Relationship to "What makes a Unicode code point safe?"
The blog post "What makes a Unicode code point safe?" has a list of safety criteria with much in common with the plain text format here. Both exclude unassigned scalar values, noncharacters, private-use characters, surrogate scalar values, and most control codes. And both require text be stable under normalization.
The Basic Text format here permits format characters, whitespace characters, punctuation, and combining characters, as they are commonly used in plain text documents.
The Restricted Text format requires NFKC, which excludes many, though not all, whitespace and formatting characters.
Relationship to "Canonical Equivalence in Applications"

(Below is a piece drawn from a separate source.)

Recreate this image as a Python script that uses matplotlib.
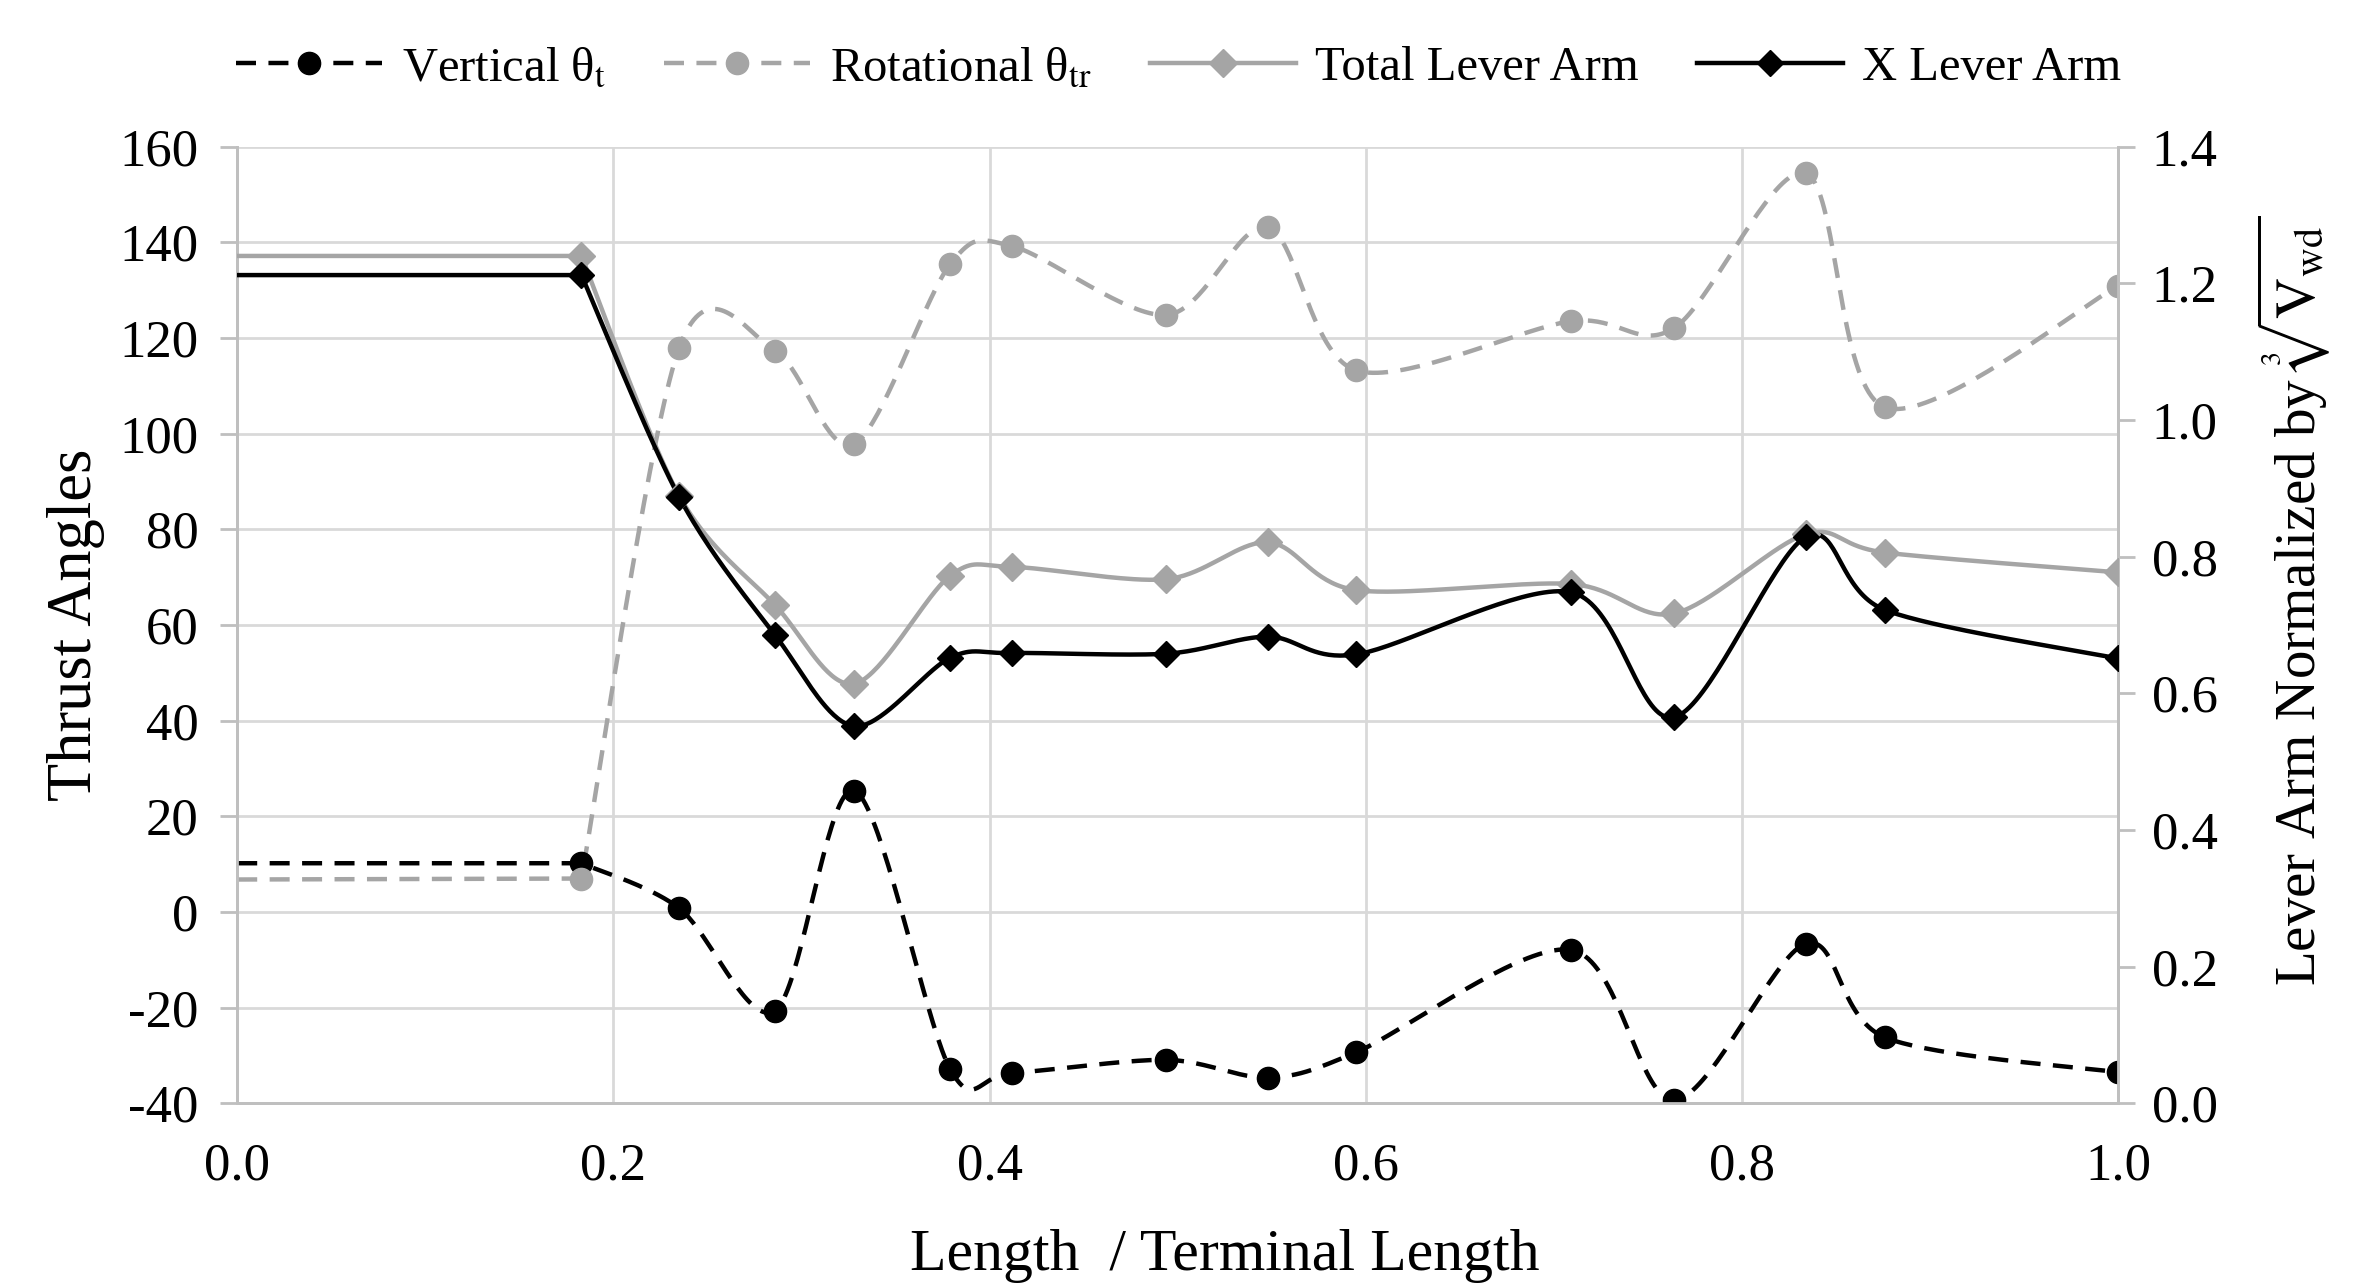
import numpy as np
import matplotlib.pyplot as plt
from matplotlib.lines import Line2D

plt.rcParams['font.family'] = ['Liberation Serif', 'DejaVu Serif']
plt.rcParams['mathtext.fontset'] = 'stix'
plt.rcParams['axes.unicode_minus'] = False

# data
x = [0.0, 0.183, 0.235, 0.286, 0.328, 0.379, 0.412, 0.494, 0.548, 0.595,
     0.709, 0.764, 0.834, 0.876, 1.0]
vertical = [10.2, 10.2, 0.8, -20.6, 25.4, -32.8, -33.6, -30.9, -34.6, -29.3,
            -7.9, -39.3, -6.6, -26.2, -33.5]
rotational = [6.8, 7.0, 118.0, 117.3, 97.8, 135.4, 139.2, 124.8, 143.1, 113.2,
              123.5, 122.1, 154.4, 105.5, 130.9]
total_arm = [1.240, 1.240, 0.889, 0.729, 0.614, 0.772, 0.785, 0.767, 0.821, 0.751,
             0.760, 0.717, 0.833, 0.806, 0.777]
x_arm = [1.212, 1.212, 0.887, 0.685, 0.552, 0.652, 0.659, 0.658, 0.683, 0.657,
         0.748, 0.565, 0.829, 0.722, 0.651]

left_ticks = list(range(-40, 161, 20))
right_ticks = [0.0, 0.2, 0.4, 0.6, 0.8, 1.0, 1.2, 1.4]
x_ticks = [0.0, 0.2, 0.4, 0.6, 0.8, 1.0]

GRAY = '#a5a5a5'
GRID = '#d9d9d9'
SPINE = '#bfbfbf'
LW = 3.2
DASH = (4.5, 2.8)


def smooth(xs, ys, ylim):
    # Excel-like smoothed line, computed in plot-area pixel space.
    # The first stretch is a flat hold and is drawn straight; smoothing
    # starts at the second point.
    sx, sy = 1880.0, 955.0 / (ylim[1] - ylim[0])
    p = np.column_stack([np.asarray(xs) * sx, np.asarray(ys) * sy])
    n = len(p)
    t = np.linspace(0, 1, 40)[:, None]
    out = [p[:2]]
    for i in range(1, n - 1):
        p0 = p[i]
        p3 = p[i + 1]
        p_prev = p[i - 1] if i > 1 else p[i]
        p_next2 = p[i + 2] if i + 2 < n else p[i + 1]
        c1 = p0 + (p3 - p_prev) / 6.5
        c2 = p3 - (p_next2 - p0) / 6.5
        seg = ((1 - t) ** 3) * p0 + 3 * ((1 - t) ** 2) * t * c1 \
            + 3 * (1 - t) * t ** 2 * c2 + t ** 3 * p3
        out.append(seg[1:])
    pts = np.vstack(out)
    return pts[:, 0] / sx, pts[:, 1] / sy


def draw_series(ax, xs, ys, ylim, color, dashed, marker, ms):
    sx_, sy_ = smooth(xs, ys, ylim)
    if dashed:
        ax.plot(sx_, sy_, color=color, lw=LW, ls='--', dashes=DASH, zorder=3)
    else:
        ax.plot(sx_, sy_, color=color, lw=LW, zorder=3)
    ax.plot(xs[1:], ys[1:], ls='none', marker=marker, ms=ms, color=color,
            mec=color, zorder=4)


fig, ax = plt.subplots(figsize=(23.72, 12.86), dpi=100)
fig.subplots_adjust(left=0.1, right=0.893, top=0.886, bottom=0.142)
ax2 = ax.twinx()

ax.set_xlim(0, 1)
ax.set_ylim(-40, 160)
ax2.set_ylim(0, 1.4)

draw_series(ax, x, vertical, (-40, 160), 'black', True, 'o', 16)
draw_series(ax, x, rotational, (-40, 160), GRAY, True, 'o', 16)
draw_series(ax2, x, total_arm, (0, 1.4), GRAY, False, 'D', 14)
draw_series(ax2, x, x_arm, (0, 1.4), 'black', False, 'D', 13)

ax.set_xticks(x_ticks)
ax.set_xticklabels(['%.1f' % t for t in x_ticks])
ax.set_yticks(left_ticks)
ax2.set_yticks(right_ticks)
ax2.set_yticklabels(['%.1f' % t for t in right_ticks])

ax.grid(True, color=GRID, lw=2)
ax.set_axisbelow(True)

for a in (ax, ax2):
    a.spines['top'].set_visible(False)
    for s in ('left', 'right', 'bottom'):
        a.spines[s].set_color(SPINE)
        a.spines[s].set_linewidth(2)
ax.tick_params(axis='y', length=12, width=2, color=SPINE, labelsize=38, pad=16)
ax.tick_params(axis='x', length=0, labelsize=38, pad=28)
ax2.tick_params(axis='y', length=12, width=2, color=SPINE, labelsize=38, pad=12)

ax.set_xlabel('Length  / Terminal Length', fontsize=43, labelpad=28, x=0.525)
ax.set_ylabel('Thrust Angles', fontsize=45, labelpad=10)
ax2.set_ylabel(r'Lever Arm Normalized by $\sqrt[3]{\mathrm{V_{wd}}}$',
               fontsize=41, labelpad=26, y=0.525)

handles = [
    Line2D([], [], color='black', ls='--', dashes=DASH, lw=LW, marker='o', ms=16),
    Line2D([], [], color=GRAY, ls='--', dashes=DASH, lw=LW, marker='o', ms=16),
    Line2D([], [], color=GRAY, ls='-', lw=LW, marker='D', ms=14),
    Line2D([], [], color='black', ls='-', lw=LW, marker='D', ms=13),
]
labels = [r'Vertical θ$_\mathrm{t}$', r'Rotational θ$_\mathrm{tr}$',
          'Total Lever Arm', 'X Lever Arm']
fig.legend(handles, labels, loc='center', bbox_to_anchor=(0.497, 0.947), ncol=4,
           frameon=False, fontsize=35, handlelength=3.0, columnspacing=1.2,
           handletextpad=0.4)

fig.savefig('out.png', dpi=100)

Unicode Technical Note #5 describes various considerations related to normalization, including two alternate normalization forms, called FCD and FCC. We aren't using these here, mainly because we're using NFC (and NFKC) and FCD and FCC aren't fully compatible with NFC.
Relationship to FTFY
FTFY implements several related features.
Not addressed in Basic Text or Restricted Text:
- Mojibake
- HTML entities
- Curly quotation marks
Addressed in Restricted Text and not Basic Text:
- Half-width and full-width characters (via NFKC)
Addressed in Basic Text and Restricted Text:
- Escape sequences
- Control codes
- Ligatures
- Normalization
- Line breaks
- Lone Surrogates
- Byte-Order Marks
Basic Text discards information useful for recovering the original intent from Mojibake. In the future, we may want to add an option to the conversion from Unicode to Basic Text which uses C1 control codes and lone surrogates to guess the intended meaning of an improperly transcoded text.
Relationship to Markup
Unicode in XML and other Markup Languages describes the relationship between Unicode and markup languages. It includes recommendations about Characters not Suitable for use With Markup. Many of these recommendations are incorporated into Basic Text, however some are specific to the needs of markup languages, and Basic Text intends to be useful for plain text as well.
For example, Basic Text includes the Bidi control characters even though they are duplicated by markup features.